Sitting in a cafe daydreaming, I noticed a bunch of shopping trolleys with metal bars sticking out. I thought it was strange until an old lady tried to push her trolley out of the shop and failed. There was a metal bar across the top of the door stopping her. I know it’s not exactly the Twilight Zone, but I’ve never seen it before. It made me giggle.
Usually you see the ‘do not try to push your trolley through this point’ signs around supermarkets. It was different and seems to be a lot more effective. I may be odd for saying this but things like that which make me smile sometimes. I tried to take a picture without anyone noticing but people started to look at me weirdly.
The first five days of February have been a mixed so far. I started on Friday by going back to Stoke where I went to University. I’ve been meaning to catch up with friends and it was great seeing them again. But, as I got the train home, I got that strange sinking feeling, quite similar to how I used to feel walking to school on snowy days knowing someone would put a snowball in my pocket while I wasn’t looking.
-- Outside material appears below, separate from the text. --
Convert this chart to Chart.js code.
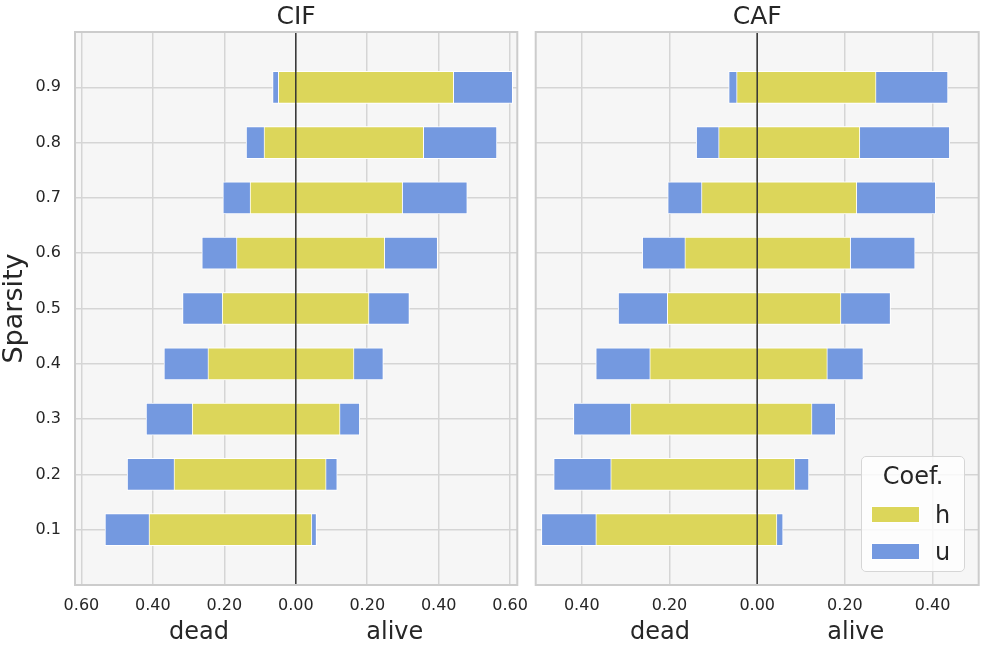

But I had to drag myself out of bed today was the day that I had to go to an induction for a course that I really didn’t want to do. It’s some sort of customer service course. It turned out to be a lot better than expected though. There was a lot of talk about behaviour, attitude and attributes. I’ve been so worried about not having what employers are looking for that I didn’t realise that it may be showing in my behaviour.
I like being around people a lot more than I used to. I realise that is a strange thing to say, but I really liked to keep myself to myself when I was younger. Isn’t it strange that we hold on to certain things from our childhood? We assume that they are still part of our personality, when we have actually changed a lot.
When is the last time you have looked at your personality closely, instead of just believing what you were told as a child?